* _Data excerpt_

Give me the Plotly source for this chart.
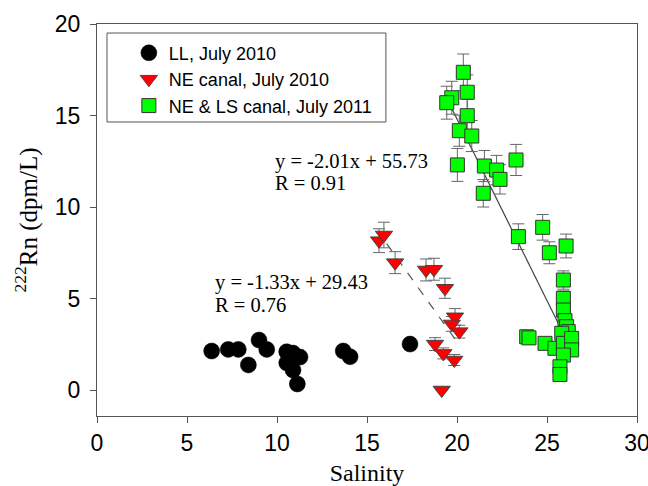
import plotly.graph_objects as go

# LL, July 2010
ll_x = [6.37, 7.29, 7.85, 8.41, 9.0, 9.43, 10.54, 10.89, 11.28, 10.54, 10.89, 11.13, 13.68, 14.06, 17.39]
ll_y = [2.13, 2.22, 2.22, 1.37, 2.73, 2.22, 2.09, 2.02, 1.80, 1.48, 1.09, 0.33, 2.13, 1.82, 2.51]
ll_err = [0.25, 0.25, 0.25, 0.2, 0.3, 0.25, 0.25, 0.25, 0.2, 0.2, 0.2, 0.1, 0.25, 0.2, 0.3]

# NE canal, July 2010
ne_x = [15.67, 15.94, 16.56, 18.28, 18.72, 19.33, 19.89, 19.71, 20.13, 18.78, 19.24, 19.85, 19.15]
ne_y = [8.16, 8.47, 6.96, 6.56, 6.60, 5.56, 4.0, 3.61, 3.19, 2.51, 2.0, 1.64, 0.0]
ne_err = [0.65, 0.7, 0.6, 0.6, 0.6, 0.55, 0.45, 0.4, 0.35, 0.35, 0.3, 0.3, 0.0]

# NE & LS canal, July 2011
ls_x = [20.35, 20.57, 19.71, 19.43, 20.57, 20.13, 20.82, 20.02, 21.52, 22.2, 22.39, 23.28, 21.46,
        23.41, 24.76, 25.13, 26.06, 25.91, 25.91, 25.91, 26.0, 26.09, 26.18, 23.87, 24.0,
        24.89, 25.44, 25.82, 25.91, 26.37, 26.37, 25.91, 25.72, 25.72]
ls_y = [17.36, 16.27, 15.97, 15.70, 14.99, 14.17, 13.88, 12.30, 12.24, 12.02, 11.51, 12.57, 10.75,
        8.38, 8.89, 7.50, 7.87, 6.01, 5.01, 4.37, 3.79, 3.46, 3.19, 2.91, 2.85,
        2.55, 2.28, 3.10, 2.55, 2.82, 2.19, 1.91, 1.27, 0.85]
ls_err = [1.0, 0.95, 0.9, 0.9, 0.9, 0.85, 0.85, 0.9, 0.85, 0.8, 0.8, 0.85, 0.75,
          0.7, 0.7, 0.6, 0.65, 0.5, 0.4, 0.35, 0.3, 0.3, 0.3, 0.25, 0.25,
          0.2, 0.2, 0.25, 0.2, 0.25, 0.2, 0.15, 0.1, 0.1]

# regression line end points
fit_ne_x = [16.09, 20.13]
fit_ne_y = [8.0, 2.46]
fit_ls_x = [19.4, 25.9]
fit_ls_y = [16.0, 3.1]

eq_ls = ["y = -2.01x + 55.73", "R = 0.91"]
eq_ne = ["y = -1.33x + 29.43", "R = 0.76"]

x_ticks = [0, 5, 10, 15, 20, 25, 30]
y_ticks = [0, 5, 10, 15, 20]

AX = "#555555"
ERR = "#666666"

fig = go.Figure()

fig.add_trace(go.Scatter(x=fit_ls_x, y=fit_ls_y, mode="lines", showlegend=False,
                         line=dict(color="#444444", width=1.2)))
fig.add_trace(go.Scatter(x=fit_ne_x, y=fit_ne_y, mode="lines", showlegend=False,
                         line=dict(color="#555555", width=1.2, dash="dash")))

fig.add_trace(go.Scatter(
    x=ll_x, y=ll_y, mode="markers", name="LL, July 2010",
    marker=dict(symbol="circle", size=16, color="black", line=dict(color="black", width=0.5)),
    error_y=dict(type="data", array=ll_err, color=ERR, thickness=1, width=6)))
fig.add_trace(go.Scatter(
    x=ne_x, y=ne_y, mode="markers", name="NE canal, July 2010",
    marker=dict(symbol="triangle-down", size=15, color="#ff0000", line=dict(color="#444444", width=1)),
    error_y=dict(type="data", array=ne_err, color=ERR, thickness=1, width=6)))
fig.add_trace(go.Scatter(
    x=ls_x, y=ls_y, mode="markers", name="NE & LS canal, July 2011",
    marker=dict(symbol="square", size=14, color="#00ff00", line=dict(color="#333333", width=1)),
    error_y=dict(type="data", array=ls_err, color=ERR, thickness=1, width=6)))

serif = "Liberation Serif, Times New Roman, serif"
sans = "Liberation Sans, Arial, sans-serif"

ann = []
for i, t in enumerate(eq_ls):
    ann.append(dict(x=9.78, y=12.5 - i * 1.2, xref="x", yref="y", text=t, showarrow=False,
                    xanchor="left", yanchor="middle", font=dict(family=serif, size=20.5, color="black")))
for i, t in enumerate(eq_ne):
    ann.append(dict(x=6.44, y=5.9 - i * 1.25, xref="x", yref="y", text=t, showarrow=False,
                    xanchor="left", yanchor="middle", font=dict(family=serif, size=20.5, color="black")))

fig.update_layout(
    width=648, height=486,
    margin=dict(l=97, r=11, t=24, b=70),
    paper_bgcolor="white", plot_bgcolor="white",
    showlegend=True,
    legend=dict(x=0.059, y=0.973, xanchor="left", yanchor="top",
                bgcolor="rgba(0,0,0,0)", borderwidth=0,
                font=dict(family=sans, size=18, color="black")),
    shapes=[dict(type="rect", xref="paper", yref="paper", x0=0.0185, x1=0.535, y0=0.75, y1=0.977,
                 line=dict(color=AX, width=1), fillcolor="rgba(0,0,0,0)")],
    annotations=ann,
    xaxis=dict(range=[0, 30], tickvals=x_ticks, ticks="outside", ticklen=6, tickcolor=AX,
               showline=True, linecolor=AX, linewidth=1, mirror=True, showgrid=False, zeroline=False,
               automargin=False, ticklabeloverflow="allow",
               tickfont=dict(family=sans, size=23, color="black"),
               title=dict(text="Salinity", font=dict(family=serif, size=24, color="black"), standoff=18)),
    yaxis=dict(range=[-1.42, 20], tickvals=y_ticks, ticks="outside", ticklen=6, tickcolor=AX,
               showline=True, linecolor=AX, linewidth=1, mirror=True, showgrid=False, zeroline=False,
               automargin=False, ticklabelstandoff=5,
               tickfont=dict(family=sans, size=23, color="black"),
               title=dict(text="<sup>222</sup>Rn (dpm/L)", font=dict(family=serif, size=25, color="black"),
                          standoff=10)),
)

fig.write_html("out.html")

* _Do this_
Write out exactly the opening lines of the data, stopping after the line that holds "0.25, 0.2, 0.3]". Exclude pictures.

* _Output of the task_
Give me the Plotly source for this chart.
import plotly.graph_objects as go

# LL, July 2010
ll_x = [6.37, 7.29, 7.85, 8.41, 9.0, 9.43, 10.54, 10.89, 11.28, 10.54, 10.89, 11.13, 13.68, 14.06, 17.39]
ll_y = [2.13, 2.22, 2.22, 1.37, 2.73, 2.22, 2.09, 2.02, 1.80, 1.48, 1.09, 0.33, 2.13, 1.82, 2.51]
ll_err = [0.25, 0.25, 0.25, 0.2, 0.3, 0.25, 0.25, 0.25, 0.2, 0.2, 0.2, 0.1, 0.25, 0.2, 0.3]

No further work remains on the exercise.